So what's with DC these days capping Fare, holding onto it with all its spite, and then never really pushing anything? Plus, EP is cracking me up with constantly coming across the bridge and the cute Alessia mine farms.
you don't get to dance on me if you didn't kill me
Valen_Byte wrote: »"Nope, all last night we traveled in a 2/4/6 person team."
Strange...I was on for 14 hrs yesterday..(I know i have a problem) lol
In all that time, I only saw you once. You were in the middle of 50+ DC...all good though. Im sure you were in a group of 4..within a group of 50 so that doesn't count right?...not a zerg... ; ))
I must say, I have never said any of those nasty things to you so please don't imply that I have. Also, anyone who knows me, knows that I very much do not consider myself a good player. I have also never said that you are not a good player. I know you are just speaking in generalities here, but the fact that you are replying to me, suggests that you think that I am one of the players you are referring to. That is not the case. I respect you as a player. That's why you get a bow when I take you down. Sometimes I just lay down beside your corps because you look so peaceful. : ))
It maybe time to post my 'ode to Emily' video hee hee
vamp_emily wrote: »Last night I was kind of upset. Maybe it was just because I stayed up passed my bedtime but it was kind of depressing.
Someone was advertising "Need a good healer for small group play". I did not respond because I didn't want to let anyone down. Well they found me and said, "Emily, we need you. We need a healer". So I joined their group.
The 3 other people in the group were really good. I was impressed with everything they did. I was watching every move they made, and was thinking. Gosh I wish I was that good.
We were out numbered in every fight, some times by large numbers. We would fight enemy off and then they would bring more players back with them. There was a few times It was like 20 against us 4.
The group didn't directly tell me I sucked but I kind of got the vibe that they expected more from me. They wanted me to spam BOL, which I tried but no matter what I did it was not good enough.
How the heck am i supposed to spam BOL, fight off 2 or 3 people attacking me, and fire a siege while the other 3 are jumping into a group of 20 players? I don't understand why healers get blamed because someone thinks they are a gift from cyro, and they should not die. And if they do die, the first thing they want to do is blame the healer.
When I play, I try to be the best I can. I will fight my hardest, I will revive everyone I see, I have dropped 4 FCs just to keep a keep ( if I have them ). I always drop 4 sieges when i try to break a wall. I don't *** if someone uses my sieges, i will drop more for myself to use. I will travel across the entire map just to distract our enemy even if i know the trip will result in me dying. I try my best, I really do.
I don't understand why people expect so much from you when this is BwB, and you have no CP and have limited skills. It just makes me feel upset sometimes.
The problem with kill counter is that it's inaccurate.
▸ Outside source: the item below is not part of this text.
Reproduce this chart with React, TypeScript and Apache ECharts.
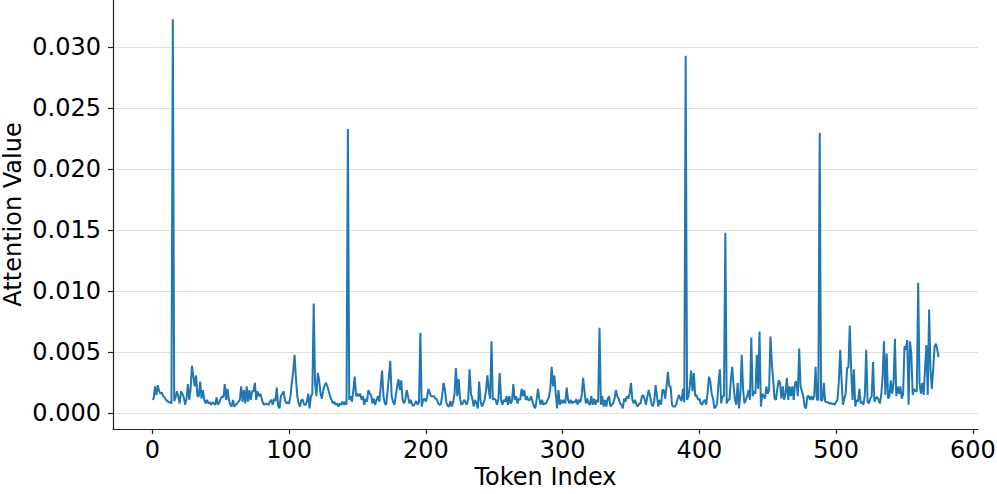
import React, { useEffect, useRef } from "react";
import * as echarts from "echarts";

// Attention value per token index (index = position in array, 0..575)
const attention: number[] = [
  0.0011, 0.0012, 0.0022, 0.0015, 0.0023, 0.0018, 0.0016, 0.0017, 0.0014, 0.0013, 0.0011, 0.0010, 0.0009, 0.0009, 0.0008, 0.0323, 0.0010, 0.0013, 0.0018, 0.0014,
  0.0008, 0.0018, 0.0016, 0.0013, 0.0007, 0.0012, 0.0024, 0.0011, 0.0020, 0.0039, 0.0030, 0.0022, 0.0031, 0.0014, 0.0014, 0.0026, 0.0012, 0.0019, 0.0011, 0.0008,
  0.0011, 0.0008, 0.0009, 0.0007, 0.0009, 0.0008, 0.0007, 0.0013, 0.0007, 0.0009, 0.0012, 0.0014, 0.0013, 0.0024, 0.0011, 0.0020, 0.0011, 0.0007, 0.00055, 0.0011,
  0.00055, 0.0007, 0.0008, 0.00095, 0.0011, 0.0022, 0.00095, 0.0019, 0.0008, 0.0022, 0.00095, 0.0019, 0.0011, 0.0018, 0.0018, 0.0025, 0.0011, 0.0018, 0.0014, 0.0016,
  0.0012, 0.0008, 0.0007, 0.0008, 0.00075, 0.0007, 0.00095, 0.0011, 0.0007, 0.0012, 0.0010, 0.0021, 0.0006, 0.0004, 0.0014, 0.0016, 0.0018, 0.0011, 0.0008, 0.0009,
  0.0008, 0.0014, 0.0025, 0.0034, 0.0048, 0.0029, 0.0014, 0.0008, 0.00055, 0.0011, 0.0011, 0.0007, 0.0007, 0.00095, 0.0016, 0.0004, 0.0014, 0.0016, 0.0090, 0.0025,
  0.0014, 0.0033, 0.0027, 0.0016, 0.0012, 0.0019, 0.0023, 0.0025, 0.0022, 0.0018, 0.0014, 0.0011, 0.0008, 0.00095, 0.0007, 0.0008, 0.00055, 0.0008, 0.0007, 0.00095,
  0.0007, 0.00095, 0.0007, 0.0233, 0.0011, 0.0014, 0.00095, 0.0019, 0.0030, 0.0014, 0.0016, 0.0014, 0.0016, 0.0011, 0.0014, 0.0007, 0.0012, 0.00095, 0.0019, 0.0016,
  0.0015, 0.0008, 0.0012, 0.0007, 0.0011, 0.0014, 0.00095, 0.0022, 0.0035, 0.0014, 0.0008, 0.0007, 0.0018, 0.0030, 0.0043, 0.0014, 0.00095, 0.0007, 0.0014, 0.0022,
  0.0028, 0.0019, 0.0027, 0.0011, 0.0008, 0.0011, 0.0019, 0.0014, 0.0008, 0.0011, 0.0007, 0.0006, 0.0008, 0.0010, 0.0007, 0.0009, 0.0066, 0.00055, 0.0011, 0.0012,
  0.00095, 0.0014, 0.0020, 0.0016, 0.0014, 0.0014, 0.0014, 0.0012, 0.00115, 0.0008, 0.0007, 0.00075, 0.0015, 0.0025, 0.0019, 0.0009, 0.0006, 0.00055, 0.0010, 0.00055,
  0.0009, 0.0016, 0.0037, 0.0014, 0.0028, 0.0012, 0.0007, 0.0008, 0.0011, 0.0009, 0.0007, 0.0012, 0.0036, 0.0016, 0.0012, 0.00055, 0.0011, 0.0008, 0.0004, 0.0026,
  0.0010, 0.00055, 0.0008, 0.0011, 0.0019, 0.0031, 0.0019, 0.0012, 0.0059, 0.0011, 0.0012, 0.0011, 0.0007, 0.00115, 0.0033, 0.0011, 0.0007, 0.0011, 0.00095, 0.0014,
  0.0007, 0.0014, 0.0008, 0.0010, 0.0024, 0.0011, 0.0014, 0.0008, 0.0012, 0.0011, 0.0020, 0.0014, 0.0019, 0.0011, 0.0014, 0.00105, 0.0011, 0.0014, 0.00095, 0.0006,
  0.0004, 0.0011, 0.0020, 0.0012, 0.0007, 0.0011, 0.0007, 0.0008, 0.0008, 0.0011, 0.0013, 0.0020, 0.0038, 0.0022, 0.0031, 0.0016, 0.0004, 0.0019, 0.0007, 0.0011,
  0.0008, 0.0011, 0.0008, 0.0021, 0.0011, 0.0008, 0.0011, 0.0008, 0.00095, 0.0009, 0.00115, 0.0007, 0.0011, 0.0009, 0.0015, 0.0029, 0.0018, 0.0008, 0.0012, 0.0008,
  0.0007, 0.0014, 0.0007, 0.0012, 0.0007, 0.0011, 0.0009, 0.0070, 0.0007, 0.0014, 0.00055, 0.0011, 0.00055, 0.0012, 0.0014, 0.00055, 0.0007, 0.0008, 0.0012, 0.0019,
  0.0014, 0.0012, 0.0008, 0.0007, 0.0004, 0.0012, 0.00095, 0.0014, 0.0012, 0.0016, 0.0025, 0.0011, 0.0008, 0.0011, 0.0007, 0.00055, 0.0008, 0.0008, 0.0014, 0.0015,
  0.0011, 0.0007, 0.0014, 0.0019, 0.0014, 0.0008, 0.00055, 0.0010, 0.0023, 0.0014, 0.00055, 0.0011, 0.0007, 0.0019, 0.0019, 0.0012, 0.0022, 0.0034, 0.0022, 0.0022,
  0.0007, 0.00055, 0.00055, 0.0007, 0.0011, 0.0015, 0.0012, 0.0010, 0.0020, 0.0009, 0.0293, 0.0011, 0.0014, 0.0022, 0.0035, 0.0018, 0.0033, 0.0014, 0.0015, 0.0011,
  0.0012, 0.0008, 0.0007, 0.00095, 0.0011, 0.0007, 0.0016, 0.0030, 0.0026, 0.0016, 0.0012, 0.0004, 0.00055, 0.0008, 0.0025, 0.0036, 0.0008, 0.0014, 0.0014, 0.0148,
  0.0008, 0.0011, 0.0011, 0.0027, 0.0038, 0.0023, 0.0011, 0.0007, 0.0025, 0.0004, 0.0016, 0.0048, 0.0019, 0.0008, 0.0011, 0.0014, 0.0019, 0.0011, 0.0062, 0.0014,
  0.0018, 0.0016, 0.0048, 0.0020, 0.0067, 0.00055, 0.0016, 0.0014, 0.0012, 0.0022, 0.0016, 0.0019, 0.0063, 0.0041, 0.0027, 0.0012, 0.0011, 0.0020, 0.0027, 0.0025,
  0.0012, 0.0022, 0.0011, 0.0016, 0.0029, 0.0011, 0.0022, 0.0014, 0.0022, 0.0011, 0.0025, 0.0026, 0.0014, 0.0053, 0.0022, 0.0018, 0.0014, 0.00055, 0.0004, 0.0014,
  0.0014, 0.0011, 0.0014, 0.0011, 0.0014, 0.0038, 0.0011, 0.0011, 0.0230, 0.0010, 0.0011, 0.0025, 0.00095, 0.0009, 0.0009, 0.0008, 0.00085, 0.00075, 0.0008, 0.0007,
  0.00095, 0.0011, 0.0026, 0.0052, 0.0027, 0.0007, 0.0012, 0.0016, 0.0037, 0.0038, 0.0072, 0.0036, 0.0011, 0.0036, 0.00055, 0.0011, 0.00095, 0.0020, 0.0008, 0.00095,
  0.0007, 0.0015, 0.0052, 0.00095, 0.0008, 0.0012, 0.0014, 0.0042, 0.00095, 0.0012, 0.00135, 0.0011, 0.0008, 0.0015, 0.0030, 0.0059, 0.0015, 0.0049, 0.0012, 0.0014,
  0.0027, 0.0016, 0.0025, 0.0061, 0.0014, 0.0022, 0.0016, 0.0022, 0.0012, 0.0016, 0.0055, 0.0052, 0.0060, 0.0007, 0.0059, 0.0049, 0.0015, 0.0020, 0.0018, 0.0018,
  0.0107, 0.0025, 0.0016, 0.0025, 0.0015, 0.0036, 0.0056, 0.0015, 0.0085, 0.0036, 0.0020, 0.0036, 0.0055, 0.0057, 0.0052, 0.0046,
];

const xTicks: number[] = [0, 100, 200, 300, 400, 500, 600];
const yTicks: number[] = [0, 0.005, 0.01, 0.015, 0.02, 0.025, 0.03];

const FONT = "'DejaVu Sans', sans-serif";

export default function App() {
  const ref = useRef<HTMLDivElement>(null);

  useEffect(() => {
    if (!ref.current) return;
    const chart = echarts.init(ref.current, null, { renderer: "svg" });
    const seriesData = attention.map((v, i) => [i, v]);
    chart.setOption({
      animation: false,
      backgroundColor: "#ffffff",
      grid: {
        left: 113,
        top: 0,
        width: 865,
        height: 429,
        containLabel: false,
        outerBoundsMode: "none",
      },
      xAxis: {
        type: "value",
        min: -28.75,
        max: 603.75,
        name: "Token Index",
        nameLocation: "middle",
        nameGap: 36,
        nameMoveOverlap: false,
        nameTextStyle: { fontFamily: FONT, fontSize: 24, color: "#000" },
        axisLine: { show: true, onZero: false, lineStyle: { color: "#222", width: 1.2 } },
        axisTick: { show: true, length: 5, customValues: xTicks, lineStyle: { color: "#222", width: 1.2 } },
        axisLabel: {
          customValues: xTicks,
          fontFamily: FONT,
          fontSize: 24,
          color: "#000",
          margin: 9,
          hideOverlap: false,
          formatter: (v: number) => String(Math.round(v)),
        },
        splitLine: { show: false },
      },
      yAxis: {
        type: "value",
        min: -0.00129,
        max: 0.03388,
        name: "Attention Value",
        nameLocation: "middle",
        nameGap: 88,
        nameRotate: 90,
        nameMoveOverlap: false,
        nameTextStyle: { fontFamily: FONT, fontSize: 24, color: "#000", lineHeight: 24 },
        axisLine: { show: true, onZero: false, lineStyle: { color: "#222", width: 1.2 } },
        axisTick: { show: true, length: 5, customValues: yTicks, lineStyle: { color: "#222", width: 1.2 } },
        axisLabel: {
          customValues: yTicks,
          fontFamily: FONT,
          fontSize: 24,
          color: "#000",
          margin: 12,
          hideOverlap: false,
          formatter: (v: number) => v.toFixed(3),
        },
        splitLine: { show: true, lineStyle: { color: "#e0e0e0", width: 1 } },
      },
      series: [
        {
          type: "line",
          data: seriesData,
          showSymbol: false,
          symbol: "none",
          lineStyle: { color: "#1f77b4", width: 2 },
          itemStyle: { color: "#1f77b4" },
          silent: true,
        },
      ],
    });
    return () => chart.dispose();
  }, []);

  return (
    <div
      ref={ref}
      style={{ position: "fixed", left: 0, top: 0, width: 997, height: 494, background: "#fff" }}
    />
  );
}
If you see 300/14 it doesnt mean you have 300 kills. It just means that you've been involved in 300 people's deaths. If a person resses near you without you even touching them, it still counts it as a kill. An accurate way of measuring your skill statistically is keeping track of your solo kills.
first hate messages from ad... calling me a zerger... yet there were only maybe FIVE of us there.... 2 of which were in my group.... funny coming from someone who has been zerging ALL day ... first time ive seen this many rude players in BwB in a while
vamp_emily wrote: »A few AD were gate camping even after the scroll was already gone. As soon as we jumped over the edge near where we train our horses they were ganking. I had no choice but to tbag a spamming sandwich.
One of the guys whispered me and said, " I suck" then I said "I don't care how good you are, if you are going to gate camp, u suck too".